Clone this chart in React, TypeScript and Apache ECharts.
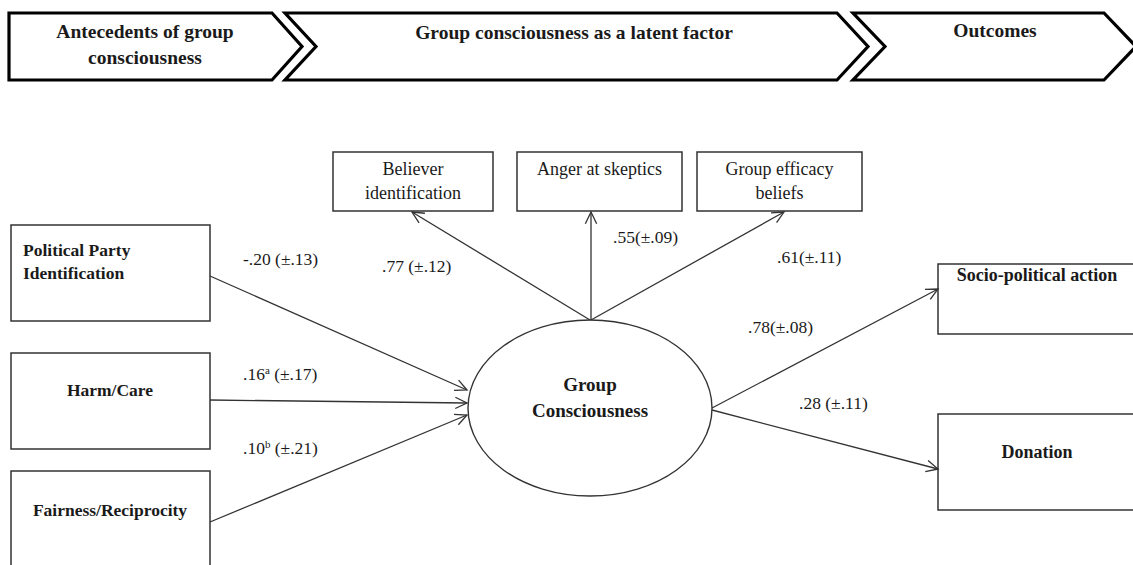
import React, { useEffect, useRef } from "react";
import * as echarts from "echarts";

const WIDTH = 1133;
const HEIGHT = 565;
const FONT = "Liberation Serif";

// ---------- content ----------
const stageTitles = ["Antecedents of group\nconsciousness", "Group consciousness as a latent factor", "Outcomes"];
const antecedentNames = ["Political Party\nIdentification", "Harm/Care", "Fairness/Reciprocity"];
const indicatorNames = ["Believer\nidentification", "Anger at skeptics", "Group efficacy\nbeliefs"];
const latentName = "Group\nConsciousness";
const outcomeNames = ["Socio-political action", "Donation"];
const antecedentBetas = ["-.20", ".16", ".10"];
const antecedentNotes = ["", "a", "b"];
const antecedentCIs = [" (±.13)", " (±.17)", " (±.21)"];
const loadingLabels = [".77 (±.12)", ".55(±.09)", ".61(±.11)"];
const outcomeLabels = [".78(±.08)", ".28 (±.11)"];

// ---------- layout (pixel-like data units on hidden axes) ----------
const stagePolygons = [
  [[9, 13], [272, 13], [302, 46.5], [272, 80], [9, 80]],
  [[285, 13], [837, 13], [868, 46.5], [837, 80], [285, 80], [316, 46.5]],
  [[853, 13], [1104, 13], [1136, 46.5], [1104, 80], [853, 80], [885, 46.5]],
];
const stageTextPos = [[145, 31], [574, 32], [995, 30]];

const antecedentRects = [[11, 225, 199, 96], [11, 353, 199, 96], [11, 471, 199, 130]];
const antecedentTextPos = [[23, 250, "left"], [110, 390, "center"], [110, 510, "center"]];
const indicatorRects = [[333, 152, 160, 59], [517, 152, 165, 59], [697, 152, 165, 59]];
const indicatorTextPos = [[413, 169], [599.5, 169], [779.5, 169]];
const outcomeRects = [[938, 264, 215, 70], [938, 414, 215, 96]];
const outcomeTextPos = [[1037, 275], [1037, 452]];
const latentEllipse = [590, 408, 122, 88];
const latentTextPos = [590, 384];

const antecedentPaths = [[[210, 276], [467, 390]], [[210, 400], [467, 403]], [[210, 522], [467, 415]]];
const loadingPaths = [[[590, 320], [412, 212]], [[591, 320], [591, 212]], [[591, 320], [784, 212]]];
const outcomePaths = [[[712, 408], [938, 289]], [[712, 410], [938, 469]]];
const antecedentLabelPos = [[243, 259], [243, 374], [243, 448]];
const loadingLabelPos = [[382, 266], [613, 237], [777, 257]];
const outcomeLabelPos = [[748, 327], [799, 403]];

const INK = "#1a1a1a";
const LINE = "#333";

function textEl(api: any, pos: number[], text: string, opts: any) {
  const lh = opts.lineHeight;
  const n = text.split("\n").length;
  const p = api.coord([pos[0], pos[1] + ((n - 1) * lh) / 2]);
  return {
    type: "text",
    x: p[0],
    y: p[1],
    style: {
      text,
      fontFamily: FONT,
      fontSize: opts.fontSize,
      fontWeight: opts.fontWeight || "normal",
      fill: INK,
      align: opts.align || "center",
      verticalAlign: "middle",
      lineHeight: lh,
    },
  };
}

function rectEl(api: any, r: number[]) {
  const p = api.coord([r[0], r[1]]);
  const s = api.size([r[2], r[3]]);
  return {
    type: "rect",
    shape: { x: p[0], y: p[1], width: s[0], height: s[1] },
    style: { fill: "#fff", stroke: LINE, lineWidth: 1.5 },
  };
}

function arrowEls(api: any, path: number[][]) {
  const a = api.coord(path[0]);
  const b = api.coord(path[1]);
  const ang = Math.atan2(b[1] - a[1], b[0] - a[0]);
  const L = 13;
  const th = 0.45;
  const p1 = [b[0] - L * Math.cos(ang - th), b[1] - L * Math.sin(ang - th)];
  const p2 = [b[0] - L * Math.cos(ang + th), b[1] - L * Math.sin(ang + th)];
  return [
    { type: "line", shape: { x1: a[0], y1: a[1], x2: b[0], y2: b[1] }, style: { stroke: LINE, lineWidth: 1.3 } },
    { type: "polyline", shape: { points: [p1, b, p2] }, style: { stroke: LINE, lineWidth: 1.3, fill: "none" } },
  ];
}

function buildOption() {
  const stageSeries = {
    type: "custom",
    name: "stages",
    data: stageTitles.map((_, i) => [i, 0]),
    renderItem: (params: any, api: any) => {
      const i = params.dataIndex;
      const pts = stagePolygons[i].map((q) => api.coord(q));
      return {
        type: "group",
        children: [
          { type: "polygon", shape: { points: pts }, style: { fill: "#fff", stroke: "#000", lineWidth: 3.2, lineJoin: "miter" } },
          textEl(api, stageTextPos[i], stageTitles[i], { fontSize: 19.5, fontWeight: "bold", lineHeight: 26 }),
        ],
      };
    },
  };

  const antecedentSeries = {
    type: "custom",
    name: "antecedents",
    data: antecedentNames.map((_, i) => [i, 0]),
    renderItem: (params: any, api: any) => {
      const i = params.dataIndex;
      const tp = antecedentTextPos[i] as any[];
      return {
        type: "group",
        children: [
          rectEl(api, antecedentRects[i]),
          textEl(api, [tp[0], tp[1]], antecedentNames[i], { fontSize: 17.5, fontWeight: "bold", lineHeight: 23, align: tp[2] }),
        ],
      };
    },
  };

  const indicatorSeries = {
    type: "custom",
    name: "indicators",
    data: indicatorNames.map((_, i) => [i, 0]),
    renderItem: (params: any, api: any) => {
      const i = params.dataIndex;
      return {
        type: "group",
        children: [
          rectEl(api, indicatorRects[i]),
          textEl(api, indicatorTextPos[i], indicatorNames[i], { fontSize: 18, lineHeight: 24 }),
        ],
      };
    },
  };

  const outcomeSeries = {
    type: "custom",
    name: "outcomes",
    data: outcomeNames.map((_, i) => [i, 0]),
    renderItem: (params: any, api: any) => {
      const i = params.dataIndex;
      return {
        type: "group",
        children: [
          rectEl(api, outcomeRects[i]),
          textEl(api, outcomeTextPos[i], outcomeNames[i], { fontSize: 18, fontWeight: "bold", lineHeight: 24 }),
        ],
      };
    },
  };

  const latentSeries = {
    type: "custom",
    name: "latent",
    data: [[0, 0]],
    renderItem: (_params: any, api: any) => {
      const c = api.coord([latentEllipse[0], latentEllipse[1]]);
      const s = api.size([latentEllipse[2], latentEllipse[3]]);
      return {
        type: "group",
        children: [
          { type: "ellipse", shape: { cx: c[0], cy: c[1], rx: s[0], ry: s[1] }, style: { fill: "#fff", stroke: LINE, lineWidth: 1.4 } },
          textEl(api, latentTextPos, latentName, { fontSize: 19, fontWeight: "bold", lineHeight: 26 }),
        ],
      };
    },
  };

  const allPaths = [...antecedentPaths, ...loadingPaths, ...outcomePaths];
  const pathSeries = {
    type: "custom",
    name: "paths",
    data: allPaths.map((_, i) => [i, 0]),
    renderItem: (params: any, api: any) => ({ type: "group", children: arrowEls(api, allPaths[params.dataIndex]) }),
  };

  const plainLabels = [...loadingLabels, ...outcomeLabels];
  const plainLabelPos = [...loadingLabelPos, ...outcomeLabelPos];
  const coefSeries = {
    type: "custom",
    name: "coefficients",
    data: plainLabels.map((_, i) => [i, 0]),
    renderItem: (params: any, api: any) => {
      const i = params.dataIndex;
      return textEl(api, plainLabelPos[i], plainLabels[i], { fontSize: 17.5, lineHeight: 20, align: "left" });
    },
  };

  const betaSeries = {
    type: "custom",
    name: "betas",
    data: antecedentBetas.map((_, i) => [i, 0]),
    renderItem: (params: any, api: any) => {
      const i = params.dataIndex;
      const p = api.coord(antecedentLabelPos[i]);
      const note = antecedentNotes[i];
      const text = `{n|${antecedentBetas[i]}}` + (note ? `{s|${note}}` : "") + `{n|${antecedentCIs[i]}}`;
      return {
        type: "text",
        x: p[0],
        y: p[1],
        style: {
          text,
          align: "left",
          verticalAlign: "middle",
          fontFamily: FONT,
          fontSize: 17.5,
          fill: INK,
          rich: {
            n: { fontFamily: FONT, fontSize: 17.5, fill: INK, lineHeight: 20, verticalAlign: "middle" },
            s: { fontFamily: FONT, fontSize: 11, fill: INK, lineHeight: 20, verticalAlign: "top" },
          },
        },
      };
    },
  };

  return {
    animation: false,
    backgroundColor: "#fff",
    grid: { left: 0, right: 0, top: 0, bottom: 0, containLabel: false },
    xAxis: { type: "value", min: 0, max: WIDTH, show: false },
    yAxis: { type: "value", min: 0, max: HEIGHT, inverse: true, show: false },
    tooltip: { show: false },
    series: [stageSeries, antecedentSeries, indicatorSeries, outcomeSeries, latentSeries, pathSeries, coefSeries, betaSeries],
  };
}

export default function App() {
  const ref = useRef<HTMLDivElement>(null);
  useEffect(() => {
    if (!ref.current) return;
    const chart = echarts.init(ref.current, null, { renderer: "svg" });
    chart.setOption(buildOption() as any);
    return () => chart.dispose();
  }, []);
  return (
    <div
      ref={ref}
      style={{ position: "absolute", left: 0, top: 0, width: WIDTH, height: HEIGHT, background: "#fff" }}
    />
  );
}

::::

## Exercise description
From the opening line of the listing above through the line bearing "const stageTextPos = [[145, 31], [574, 32], [995, 30]];", repeat each line exactly. Drop every picture.

## Solution to this task
Clone this chart in React, TypeScript and Apache ECharts.
import React, { useEffect, useRef } from "react";
import * as echarts from "echarts";

const WIDTH = 1133;
const HEIGHT = 565;
const FONT = "Liberation Serif";

// ---------- content ----------
const stageTitles = ["Antecedents of group\nconsciousness", "Group consciousness as a latent factor", "Outcomes"];
const antecedentNames = ["Political Party\nIdentification", "Harm/Care", "Fairness/Reciprocity"];
const indicatorNames = ["Believer\nidentification", "Anger at skeptics", "Group efficacy\nbeliefs"];
const latentName = "Group\nConsciousness";
const outcomeNames = ["Socio-political action", "Donation"];
const antecedentBetas = ["-.20", ".16", ".10"];
const antecedentNotes = ["", "a", "b"];
const antecedentCIs = [" (±.13)", " (±.17)", " (±.21)"];
const loadingLabels = [".77 (±.12)", ".55(±.09)", ".61(±.11)"];
const outcomeLabels = [".78(±.08)", ".28 (±.11)"];

// ---------- layout (pixel-like data units on hidden axes) ----------
const stagePolygons = [
  [[9, 13], [272, 13], [302, 46.5], [272, 80], [9, 80]],
  [[285, 13], [837, 13], [868, 46.5], [837, 80], [285, 80], [316, 46.5]],
  [[853, 13], [1104, 13], [1136, 46.5], [1104, 80], [853, 80], [885, 46.5]],
];
const stageTextPos = [[145, 31], [574, 32], [995, 30]];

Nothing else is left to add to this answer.